Thursday, March 6, 2008

Spring Group Trip

We all successfully returned from Syeverobaikalsk, I am happy to report. Well, I’m happy that the return was successful, but I’m not all that happy with the return as a basic fact. Syeverobaikalsk is about the coolest place ever. I have no idea why people live in Irkutsk when Syeverobaikalsk is a mere hour and twenty minutes away by plane.

Early in our second morning on the train, we went through a very, very long tunnel. This tunnel just kept going, and going, as the half of the train that was awake fiddled with their teacups and sat on the edges of their beds and waited uneasily for sunlight. And then at last the tunnel ended, and our train glided on through a sunrise over bare, white mountains by little local stations half covered in snow drifts. And then, after the whole car was up and had gathered together their uneaten loaves of bread and remnants of cheese and unused packets of instant soup, and had folded their sheets and returned their blankets to the impatient, blond conductor girl, we pulled into the bright, modern station in Syeverobaikalsk. Our guide was waiting for us, and the marshrutkas into which we piled with our suitcases was new and clean and fairly large and drove us down the wide main street of a clean, crisp city with gracefully curving apartment buildings. After turning onto a few smaller roads, lined with well-ordered cottages, our marshrutka took us to a two-storey wooden house with a different color scheme in each of the three guest rooms upstairs and a table set out with bottled water. That natural conclusion was that the early-morning tunnel had taken us straight through the earth and we were not in Russia at all, but Colorado.

This impression was very soon corrected when we got to the “ski mountain” later that day, which I would describe more as “completely unregulated and dangerous mess,” but I may just be bitter because I was the only one wholly unable to figure out the pull-rope system and spent a lot of time being dragged about through the snow having Russian snow-boarders laughing at me. Or because I was given skis more appropriate in size to a 5-year-old. Or because Marina, our guide, had a very irritating tendency to rush about doing everything possible to humiliate one further after every incidence of incompetence. Anyway. Went skiing. Also, that day... tour of the city, before the skiing, and BAM museum. And after the skiing hot springs, which was fun but involved a lot of drunken Russians, one of whom yelled at Elisabeth a lot for trying to steal her tapochki.

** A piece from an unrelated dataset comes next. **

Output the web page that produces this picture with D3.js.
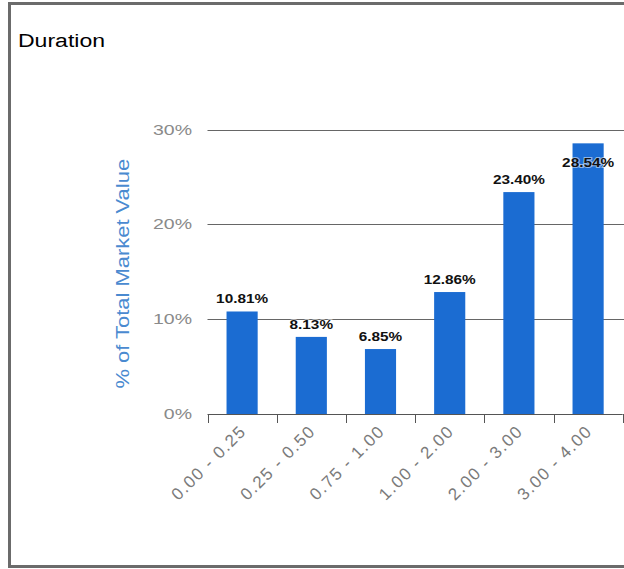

Our basic activities, the whole time we were there, were playing in the snow and taking pictures of Baikal. There were other, more planned activities framing these two, but they were always just covers for the ones mentioned. So it was a good time. Everything was just very pretty, and clean, and free of traffic and trash and crowed sidewalks. One time some ice fisherman let us play with their equipment and try to dig holes in the ice and stuff, and we (they) caught a fish that we then passed around and took pictures with. By the time I got the fish it was fairly dead, but the fisherman kept encouraging me to slap it to make it wriggle around more, the better to take pictures with. The most amazing part, though, was when we passed off the fish to its rightful owners and they conclusively killed it: have you ever seen a fish being punched in the head? Luckily, Elisabeth has a film. I don’t mean there was demonstrative, needless cruelty to fish involved: it was a very matter-of-fact, quick-and-decisive head punching. But still. Another time we climbed a trail that prisoners in a Stalinist camp took to collect mica from the mines near the top of the mountain. Well, I don’t know how much of a mine it was- it seemed to me more like mica sitting around on top of the mountain. But anyway, it was a hard mountain to climb up and down, and I was glad I was not hauling mica, or being shot when I tried to stop. We didn’t actually go to the prison camp, as it’s too hard to get there in the winter, but we had the place pointed out to us from afar. It’s in this place in the mountains where in the winter the sun doesn’t shine at all, and it’s accessible only by ski. If I had a choice between that camp, which is famous and has a name that I should remember because it’s in the title of a book that I have read, and the camp that we saw on the most beautiful beach on Olkhon, I think I know which I would choose. I’m still confused by that Olkhon prison camp.

Our last night, clear and moonless, some of us walked out to Baikal and lay on the ice and looked at the stars. The next morning we took the same road and watched the sunrise over the mountains on the other side of the lake, slowly slowly in its winter course, but beautiful, and the red light hit the big, clear ice-blocks standing around us on the lake very impressively. When the sun had cleared the mountains a rainbow appeared, one of several we saw on the trip. For some reason I still don’t understand, there are a lot of rainbows in that area, though it never snowed or rained.

1 comment:

Abby said...

This sounds amazing. I miss you. Also, good work with the tow rope. I seem to remember a long list of successes in your history of dealing with ski mountain apparatus.